• SUPPLIED DATA:
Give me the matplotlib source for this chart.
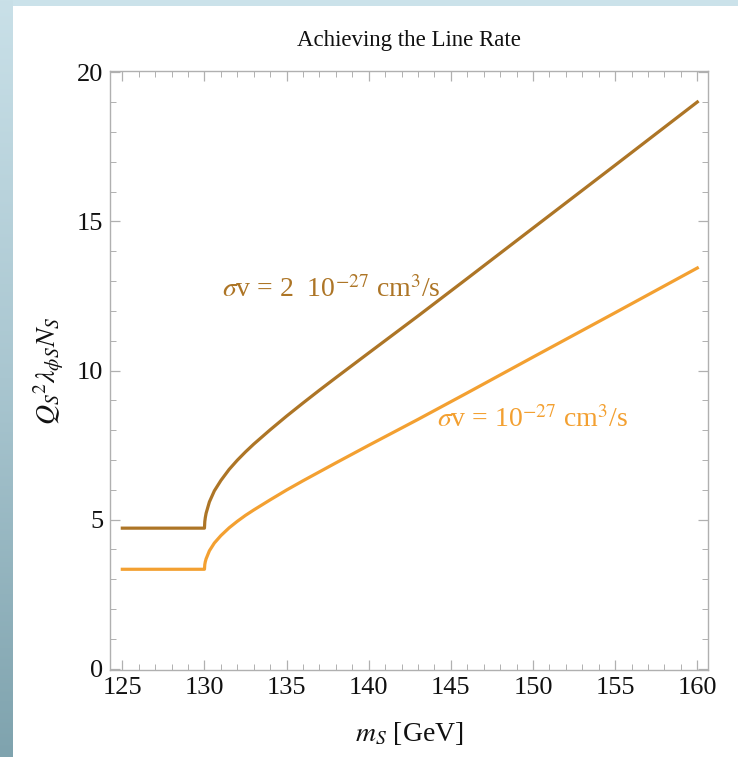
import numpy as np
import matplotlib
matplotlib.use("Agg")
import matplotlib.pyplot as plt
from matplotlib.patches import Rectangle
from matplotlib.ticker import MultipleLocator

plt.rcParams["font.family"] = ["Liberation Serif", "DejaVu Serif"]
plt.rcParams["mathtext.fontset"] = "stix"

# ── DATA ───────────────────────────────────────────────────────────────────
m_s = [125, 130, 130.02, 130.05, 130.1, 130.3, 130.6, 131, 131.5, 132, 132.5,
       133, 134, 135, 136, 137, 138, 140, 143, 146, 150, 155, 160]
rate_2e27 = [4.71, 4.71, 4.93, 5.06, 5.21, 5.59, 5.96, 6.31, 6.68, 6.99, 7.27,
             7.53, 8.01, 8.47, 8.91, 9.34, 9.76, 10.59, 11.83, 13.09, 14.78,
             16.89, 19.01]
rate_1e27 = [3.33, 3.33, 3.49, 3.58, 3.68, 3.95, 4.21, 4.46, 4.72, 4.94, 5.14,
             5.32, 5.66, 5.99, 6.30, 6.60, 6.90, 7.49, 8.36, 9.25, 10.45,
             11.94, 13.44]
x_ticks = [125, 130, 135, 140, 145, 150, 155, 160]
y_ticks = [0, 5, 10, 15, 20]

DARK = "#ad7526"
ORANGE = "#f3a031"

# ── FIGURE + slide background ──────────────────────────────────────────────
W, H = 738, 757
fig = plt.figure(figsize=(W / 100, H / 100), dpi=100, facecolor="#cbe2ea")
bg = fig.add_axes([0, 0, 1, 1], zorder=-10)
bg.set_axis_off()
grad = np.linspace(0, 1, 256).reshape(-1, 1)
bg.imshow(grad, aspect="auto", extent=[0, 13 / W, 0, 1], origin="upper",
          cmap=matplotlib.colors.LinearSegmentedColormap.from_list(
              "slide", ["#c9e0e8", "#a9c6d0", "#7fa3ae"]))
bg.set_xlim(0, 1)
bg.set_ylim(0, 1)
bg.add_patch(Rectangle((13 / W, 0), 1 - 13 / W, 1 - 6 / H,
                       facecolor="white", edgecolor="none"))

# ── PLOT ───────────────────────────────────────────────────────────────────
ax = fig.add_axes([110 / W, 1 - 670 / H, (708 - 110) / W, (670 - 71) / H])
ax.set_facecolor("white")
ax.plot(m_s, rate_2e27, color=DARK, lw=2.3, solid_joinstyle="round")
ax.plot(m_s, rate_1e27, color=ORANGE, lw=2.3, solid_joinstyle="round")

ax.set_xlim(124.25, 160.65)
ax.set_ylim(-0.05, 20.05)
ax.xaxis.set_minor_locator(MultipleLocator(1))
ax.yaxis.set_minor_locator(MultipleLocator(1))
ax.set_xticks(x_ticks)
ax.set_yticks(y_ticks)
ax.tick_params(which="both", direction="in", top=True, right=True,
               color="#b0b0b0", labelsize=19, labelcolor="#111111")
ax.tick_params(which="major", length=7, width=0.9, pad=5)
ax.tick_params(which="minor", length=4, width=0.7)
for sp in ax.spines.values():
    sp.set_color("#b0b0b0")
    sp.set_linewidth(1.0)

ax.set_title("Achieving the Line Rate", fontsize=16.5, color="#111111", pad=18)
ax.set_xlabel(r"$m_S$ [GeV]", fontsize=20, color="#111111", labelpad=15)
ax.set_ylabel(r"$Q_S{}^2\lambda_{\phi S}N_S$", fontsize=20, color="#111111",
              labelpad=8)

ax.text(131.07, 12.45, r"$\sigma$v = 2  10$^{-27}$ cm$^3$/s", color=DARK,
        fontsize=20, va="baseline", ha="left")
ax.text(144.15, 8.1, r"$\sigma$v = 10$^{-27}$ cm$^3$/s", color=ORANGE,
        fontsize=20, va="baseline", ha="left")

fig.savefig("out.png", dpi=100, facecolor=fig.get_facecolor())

• BRIEF: Each line in the listing above that contains "matplotlib" should be copied.

• FINISHED EXERCISE:
Give me the matplotlib source for this chart.
import matplotlib
matplotlib.use("Agg")
import matplotlib.pyplot as plt
from matplotlib.patches import Rectangle
from matplotlib.ticker import MultipleLocator
          cmap=matplotlib.colors.LinearSegmentedColormap.from_list(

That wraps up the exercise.